Le soir, pendant le dîner, on a parlé de deux demoiselles de l’île, dont l’une est grande, fort belle et très agaçante ; l’autre, beaucoup moins jolie, mais douce dans ses manières, d’une grâce et d’une tenue parfaites. Tous les avis se partageaient. L’Empereur qui ne connaissait que la première, tenait fortement pour elle. Quelqu’un a pris la liberté de lui dire que s’il voyait la seconde, elle ne lui ferait pas changer d’opinion. Cela ne lui a pas suffi, il a voulu que ce quelqu’un exprimât son propre choix : celui-ci a répondu qu’il était de beaucoup pour la seconde ; ce qui a paru contradictoire ; l’Empereur a voulu l’explication. « C’est, ai-je répondu, que si je voulais acheter une esclave je me fixerais sur la première ; mais que, si je trouvais quelque bonheur à le devenir moi-même, je m’adresserais à la seconde. – C’est donc à dire, a repris vivement l’Empereur, que vous me croyez de mauvais goût et de mauvais ton ? – Non, Sire, mais je soupçonne à votre majesté des dispositions différentes des miennes. » Il a ri et n’a pas contredit.

Le 19, de fort bon matin, l’Empereur est sorti pour monter à cheval ; il était à peine six heures, et pourtant j’étais tout prêt, j’avais donné ordre qu’on m’éveillât ; il a été surpris de me voir là et de me trouver si diligent.

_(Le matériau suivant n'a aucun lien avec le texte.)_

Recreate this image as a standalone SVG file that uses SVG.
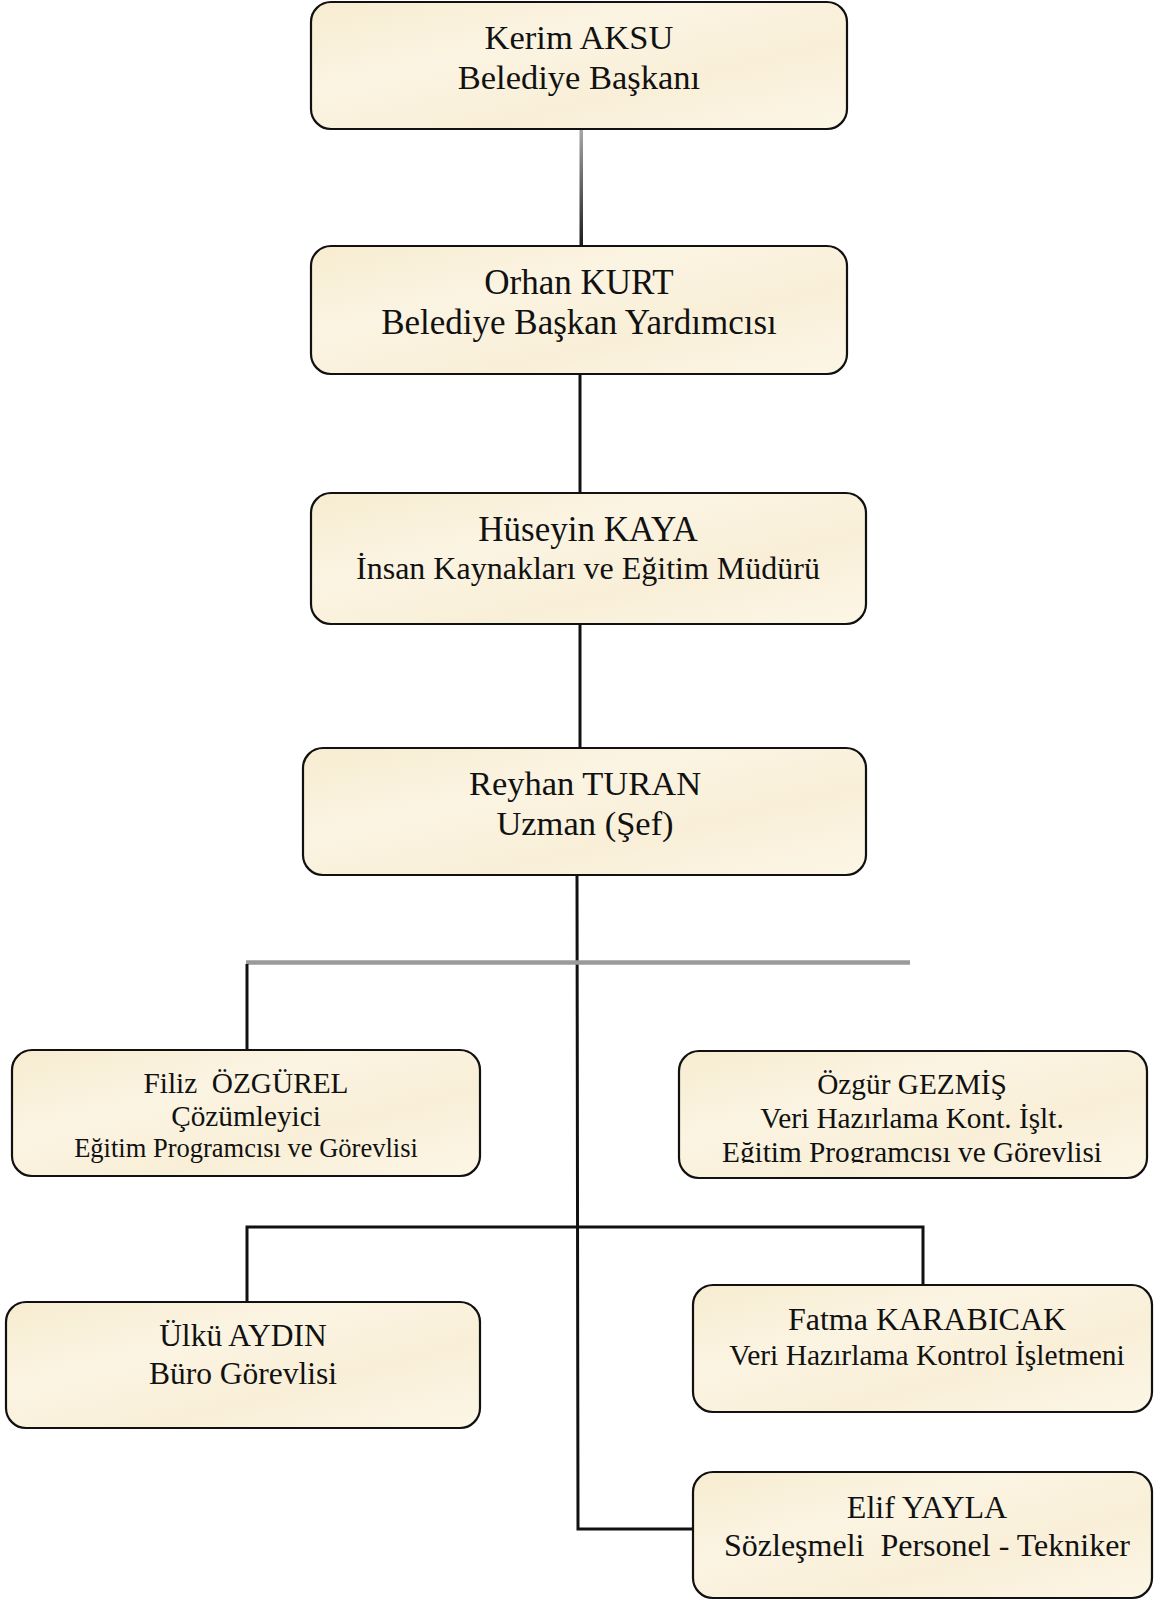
<svg xmlns="http://www.w3.org/2000/svg" width="1155" height="1601" viewBox="0 0 1155 1601">
<style>
.box{fill:url(#parch);stroke:#111;stroke-width:2.2}
.t{font-family:"Liberation Serif","Times New Roman",serif;fill:#111;text-anchor:middle}
.c{fill:none;stroke:#111;stroke-width:3}
</style>
<defs>
<linearGradient id="parch" x1="0" y1="0" x2="1" y2="1">
<stop offset="0" stop-color="#f7ecd0"/>
<stop offset="0.35" stop-color="#fbf4e2"/>
<stop offset="0.65" stop-color="#f9efd8"/>
<stop offset="1" stop-color="#fcf6e6"/>
</linearGradient>
<linearGradient id="gline" x1="0" y1="0" x2="0" y2="1">
<stop offset="0" stop-color="#a8a8a8"/>
<stop offset="1" stop-color="#1a1a1a"/>
</linearGradient>
<clipPath id="clipOz"><rect x="679" y="1051" width="470" height="112"/></clipPath>
</defs>

<g id="connectors">
<rect x="579.5" y="129" width="3.5" height="117" fill="url(#gline)"/>
<line class="c" x1="580" y1="374" x2="580" y2="493"/>
<line class="c" x1="580" y1="624" x2="580" y2="748"/>
<polyline class="c" points="577,875 578,1529 693,1529"/>
<line x1="246" y1="962.5" x2="910" y2="962.5" stroke="#9a9a9a" stroke-width="4.5"/>
<line class="c" x1="247" y1="964" x2="247" y2="1050"/>
<polyline class="c" points="247,1302 247,1227 923,1227 923,1285"/>
</g>

<g id="n1">
<rect class="box" x="311" y="2" width="536" height="127" rx="20"/>
<text class="t" x="579" y="49" font-size="34.5">Kerim AKSU</text>
<text class="t" x="579" y="89" font-size="34.5">Belediye Başkanı</text>
</g>

<g id="n2">
<rect class="box" x="311" y="246" width="536" height="128" rx="20"/>
<text class="t" x="579" y="294" font-size="35">Orhan KURT</text>
<text class="t" x="579" y="334" font-size="35">Belediye Başkan Yardımcısı</text>
</g>

<g id="n3">
<rect class="box" x="311" y="493" width="555" height="131" rx="20"/>
<text class="t" x="588" y="541" font-size="35">Hüseyin KAYA</text>
<text class="t" x="588" y="579" font-size="32">İnsan Kaynakları ve Eğitim Müdürü</text>
</g>

<g id="n4">
<rect class="box" x="303" y="748" width="563" height="127" rx="20"/>
<text class="t" x="585" y="795" font-size="34.5">Reyhan TURAN</text>
<text class="t" x="585" y="835" font-size="34.5">Uzman (Şef)</text>
</g>

<g id="n5">
<rect class="box" x="12" y="1050" width="468" height="126" rx="20"/>
<text class="t" x="246" y="1093" font-size="29.3" xml:space="preserve">Filiz  ÖZGÜREL</text>
<text class="t" x="246" y="1126" font-size="29.3">Çözümleyici</text>
<text class="t" x="246" y="1157" font-size="26.5">Eğitim Programcısı ve Görevlisi</text>
</g>

<g id="n6">
<rect class="box" x="679" y="1051" width="468" height="127" rx="20"/>
<text class="t" x="912" y="1094" font-size="29.3">Özgür GEZMİŞ</text>
<text class="t" x="912" y="1128" font-size="29.3">Veri Hazırlama Kont. İşlt.</text>
<text class="t" x="912" y="1162" font-size="29.3" clip-path="url(#clipOz)">Eğitim Programcısı ve Görevlisi</text>
</g>

<g id="n7">
<rect class="box" x="6" y="1302" width="474" height="126" rx="20"/>
<text class="t" x="243" y="1346" font-size="31.5">Ülkü AYDIN</text>
<text class="t" x="243" y="1384" font-size="31.5">Büro Görevlisi</text>
</g>

<g id="n8">
<rect class="box" x="693" y="1285" width="459" height="127" rx="20"/>
<text class="t" x="927" y="1330" font-size="32">Fatma KARABICAK</text>
<text class="t" x="927" y="1365" font-size="29.5">Veri Hazırlama Kontrol İşletmeni</text>
</g>

<g id="n9">
<rect class="box" x="693" y="1472" width="459" height="126" rx="20"/>
<text class="t" x="927" y="1518" font-size="32">Elif YAYLA</text>
<text class="t" x="927" y="1556" font-size="32" xml:space="preserve">Sözleşmeli  Personel - Tekniker</text>
</g>
</svg>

Nous avons erré dans les bois à l’aventure. Nous étions rentrés vers les neuf heures, le soleil commençant déjà à être très chaud.

L’Empereur, sur les quatre heures, a voulu essayer son anglais ; mais il n’était pas bien ; tout dans la journée lui avait paru mauvais, disait-il, rien ne lui avait réussi. La promenade du jardin ne l’a point remis ; il n’était pas bien à dîner ; il n’a pu faire ses parties d’échecs accoutumées ; il s’est retiré souffrant.